By the 1920s ragtime was forgotten. So was the softspoken, thoughtful Joplin, a friendly man who had always been willing to listen to other musicians. He was apparently something of a wandering lover, as the dedications of The Sycamore to Minnie L. Montgomery and Leola to Miss Minnie Wade suggest. But he craved the comfort and security of marriage. His first failed: the former Belle Hayden had no interest in his music, and their baby daughter died in infancy. His second marriage, to Lottie Stokes, seemed perfect, and Lottie stood by him as he exhausted himself and his money trying to get Treemonisha produced. The only way he could get it published was to do it himself. Burned out at 48, Joplin died in 1917 in an asylum from complications of syphilis.

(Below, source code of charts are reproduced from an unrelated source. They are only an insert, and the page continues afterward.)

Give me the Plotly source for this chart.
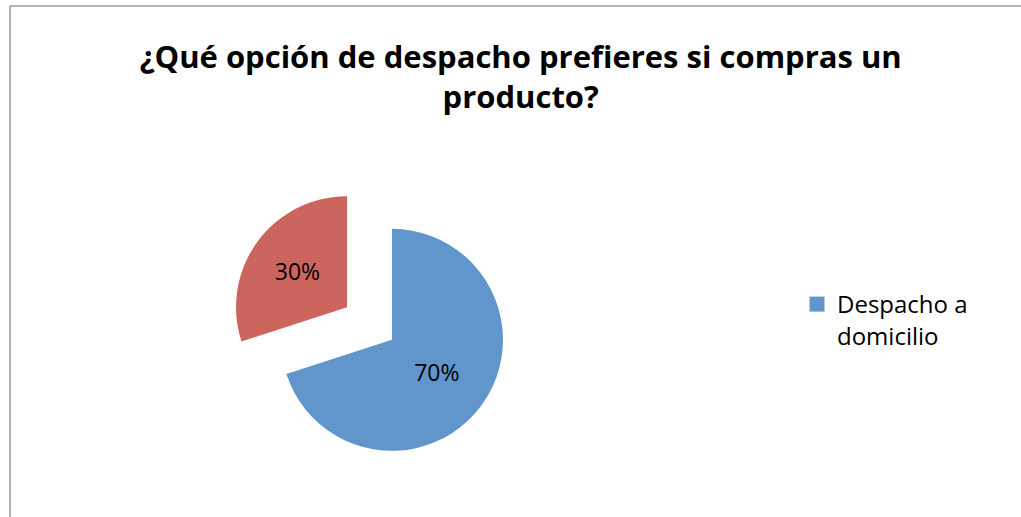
import plotly.graph_objects as go

labels = ["Despacho a domicilio", "Retiro en tienda"]
values = [70, 30]
colors = ["#6096CB", "#CC655E"]
legend_label = "Despacho a<br>domicilio"
title_text = "¿Qué opción de despacho prefieres si compras un<br>producto?"

W, H = 1021, 517
FONT = "Open Sans"

# pie placement (pixels)
cx, cy, half = 369.5, 323.5, 138.75

fig = go.Figure()
fig.add_trace(go.Pie(
    labels=labels, values=values, sort=False, direction="clockwise", rotation=0,
    marker=dict(colors=colors, line=dict(width=0)),
    pull=[0.25, 0.25],
    textinfo="percent", texttemplate="%{percent:.0%}",
    textposition="inside", insidetextorientation="horizontal",
    textfont=dict(family=FONT, size=23, color="black"),
    domain=dict(x=[(cx - half) / W, (cx + half) / W], y=[1 - (cy + half) / H, 1 - (cy - half) / H]),
    showlegend=False, hoverinfo="label+percent",
))
fig.add_trace(go.Scatter(
    x=[None], y=[None], mode="markers", name=legend_label,
    marker=dict(symbol="square", size=15, color=colors[0]),
    showlegend=True,
))

fig.update_layout(
    width=W, height=H,
    margin=dict(l=0, r=0, t=0, b=0),
    paper_bgcolor="white", plot_bgcolor="white",
    xaxis=dict(visible=False), yaxis=dict(visible=False),
    title=dict(text=title_text, x=0.51, xanchor="center", y=1 - 68 / H, yanchor="top",
               font=dict(family=FONT, size=31, color="black", weight="bold")),
    legend=dict(x=797 / W, xanchor="left", y=1 - 282 / H, yanchor="top", valign="top",
                font=dict(family=FONT, size=24, color="black"), bgcolor="rgba(0,0,0,0)"),
    shapes=[
        dict(type="line", xref="paper", yref="paper", x0=10 / W, x1=1.0, y0=1 - 6 / H, y1=1 - 6 / H,
             line=dict(color="#9a9a9a", width=1.5)),
        dict(type="line", xref="paper", yref="paper", x0=10 / W, x1=10 / W, y0=0, y1=1 - 6 / H,
             line=dict(color="#9a9a9a", width=1.5)),
    ],
)

fig.write_html("out.html")
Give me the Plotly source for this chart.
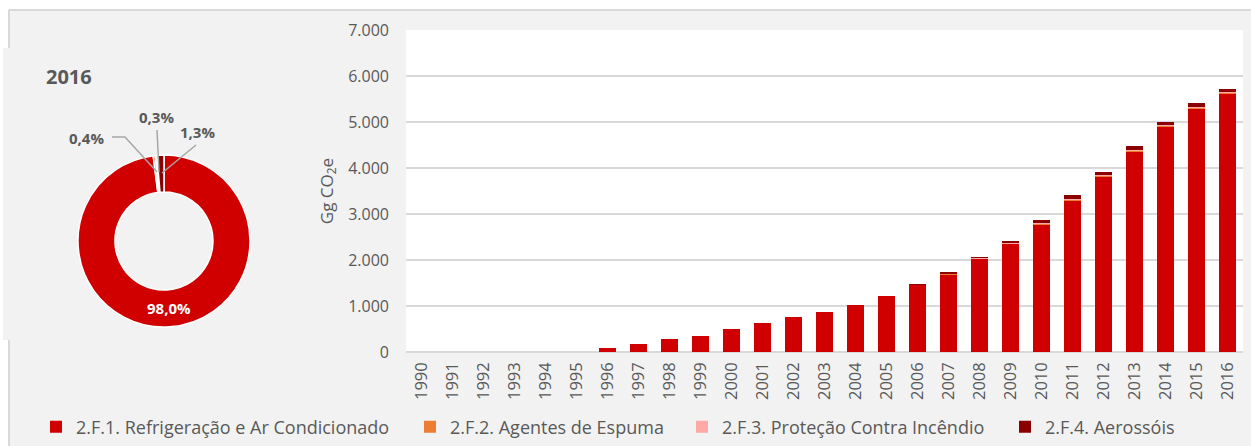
import plotly.graph_objects as go

W, H = 1251, 446

years = [str(y) for y in range(1990, 2017)]
refrigeracao = [0, 0, 0, 0, 0, 0, 80, 180, 275, 348, 493, 637, 757, 876, 1022, 1217,
                1458, 1687, 2022, 2349, 2782, 3286, 3814, 4349, 4895, 5296, 5610]
espuma = [0, 0, 0, 0, 0, 0, 0, 0, 0, 0, 0, 0, 0, 0, 0, 0,
          5, 15, 18, 20, 20, 22, 22, 22, 23, 23, 23]
incendio = [0, 0, 0, 0, 0, 0, 0, 0, 0, 0, 0, 0, 0, 0, 0, 0,
            0, 3, 5, 6, 8, 10, 15, 12, 17, 17, 17]
aerossois = [0, 0, 0, 0, 0, 0, 0, 0, 0, 0, 0, 0, 0, 0, 0, 0,
             15, 40, 18, 45, 70, 95, 62, 95, 65, 70, 75]

names = ["2.F.1. Refrigeração e Ar Condicionado", "2.F.2. Agentes de Espuma",
         "2.F.3. Proteção Contra Incêndio", "2.F.4. Aerossóis"]
colors = ["#d00000", "#ed7d31", "#ffa8a8", "#8b0000"]
pie_year = "2016"

TXT = "#595959"
GRID = "#d9d9d9"
FONT = "Open Sans"


def px(x):
    return x / W


def py(y):
    return 1 - y / H


fig = go.Figure()

# one legend box per series so the entries sit where Excel put them
legend_ids = ["legend", "legend2", "legend3", "legend4"]
legend_x = [36, 410, 682, 1005]

for name, vals, col, lg in zip(names, [refrigeracao, espuma, incendio, aerossois], colors, legend_ids):
    fig.add_trace(go.Bar(x=years, y=vals, name=name, legend=lg,
                         marker=dict(color=col, line=dict(width=0))))

# doughnut for the last year
idx = years.index(pie_year)
pie_vals = [s[idx] for s in [refrigeracao, espuma, incendio, aerossois]]
total = sum(pie_vals)
pcts = [v / total * 100 for v in pie_vals]

fig.add_trace(go.Pie(
    values=pie_vals, labels=names, hole=0.57, sort=False, direction="clockwise", rotation=0,
    marker=dict(colors=colors, line=dict(color="white", width=1.5)),
    textinfo="none", hoverinfo="label+percent", showlegend=False,
    domain=dict(x=[px(78), px(250)], y=[py(327), py(155)]),
))


def fmt(p):
    return f"{p:.1f}".replace(".", ",") + "%"


label_pos = [(169, 308, "white"), (86, 138, TXT), (157, 117, TXT), (198, 132, TXT)]
annotations = []
for p, (lx, ly, c) in zip(pcts, label_pos):
    annotations.append(dict(x=px(lx), y=py(ly), xref="paper", yref="paper", xanchor="center",
                            yanchor="middle", text=f"<b>{fmt(p)}</b>", showarrow=False,
                            font=dict(size=15, color=c, family=FONT)))
annotations.append(dict(x=px(44), y=py(77), xref="paper", yref="paper", xanchor="left",
                        yanchor="middle", text=f"<b>{pie_year}</b>", showarrow=False,
                        font=dict(size=20, color=TXT, family=FONT)))


def path(points):
    return "M" + " L".join(f"{px(a)},{py(b)}" for a, b in points)


shapes = [
    # frame pieces of the original page
    dict(type="rect", xref="paper", yref="paper", x0=0, x1=1, y0=py(10), y1=1,
         fillcolor="white", line_width=0, layer="below"),
    dict(type="rect", xref="paper", yref="paper", x0=0, x1=px(9), y0=0, y1=1,
         fillcolor="white", line_width=0, layer="below"),
    dict(type="rect", xref="paper", yref="paper", x0=px(3), x1=px(406), y0=py(340), y1=py(48),
         fillcolor="#f2f2f2", line_width=0, layer="below"),
    dict(type="line", xref="paper", yref="paper", x0=px(9), x1=1, y0=py(10), y1=py(10),
         line=dict(color=GRID, width=2), layer="below"),
    dict(type="line", xref="paper", yref="paper", x0=px(9), x1=px(9), y0=py(10), y1=py(48),
         line=dict(color=GRID, width=2), layer="below"),
    dict(type="line", xref="paper", yref="paper", x0=px(9), x1=px(9), y0=py(340), y1=0,
         line=dict(color=GRID, width=2), layer="below"),
    # leader lines for the small slices
    dict(type="path", xref="paper", yref="paper", path=path([(112, 137), (125, 137), (157, 172)]),
         line=dict(color="#a6a6a6", width=1.5)),
    dict(type="path", xref="paper", yref="paper", path=path([(157, 130), (159, 172)]),
         line=dict(color="#a6a6a6", width=1.5)),
    dict(type="path", xref="paper", yref="paper", path=path([(196, 145), (162, 173)]),
         line=dict(color="#a6a6a6", width=1.5)),
]

fig.update_layout(
    width=W, height=H,
    margin=dict(l=0, r=0, t=0, b=0, autoexpand=False),
    paper_bgcolor="#f2f2f2", plot_bgcolor="white",
    separators=",.",
    font=dict(family=FONT, color=TXT, size=15),
    barmode="stack", bargap=0.42,
    xaxis=dict(domain=[px(406), px(1243)], tickangle=-90, showgrid=False, ticks="",
               tickfont=dict(size=16.5, color=TXT), ticklabelstandoff=6, fixedrange=True),
    yaxis=dict(domain=[py(352), py(30)], range=[0, 7000], dtick=1000, tickformat=",.0f",
               gridcolor=GRID, gridwidth=2, zeroline=True, zerolinecolor=GRID, zerolinewidth=2,
               ticks="", ticklabelstandoff=16, tickfont=dict(size=16, color=TXT),
               title=dict(text="Gg CO<sub>2</sub>e", font=dict(size=17, color=TXT), standoff=10)),
    annotations=annotations,
    shapes=shapes,
)

for lg, lx in zip(legend_ids, legend_x):
    fig.update_layout({lg: dict(orientation="h", x=px(lx), y=py(427), yanchor="middle",
                                xanchor="left", font=dict(size=18, color=TXT),
                                bgcolor="rgba(0,0,0,0)")})

fig.write_html("out.html", config={"displayModeBar": False},
               post_script="document.body.style.margin='0';")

Clear Chords. The current Joplin vogue is now five years old. it began when a record company, Nonesuch, began issuing Joplin albums played by such "straight" pianists as Joshua Rifkin and William Bolcom. It gained distinction in 1972 when Vera Brodsky Lawrence, an ex-concert pianist, brought out a two-volume edition of Joplin's printed music. The film The Sting made Joplin's The Entertainer a national hit. This year came the bestselling novel Ragtime by E.L. Doctorow (TIME, July 14); a central figure is the black ragtime pianist Coalhouse Walker Jr. As Walker sits down to play Joplin's Wall Street Rag, Doctorow writes: "Small clear chords hung in the air like flowers. The melodies were like bouquets. There seemed to be no other possibilities for life than those delineated by the music." Scott Joplin would have liked that.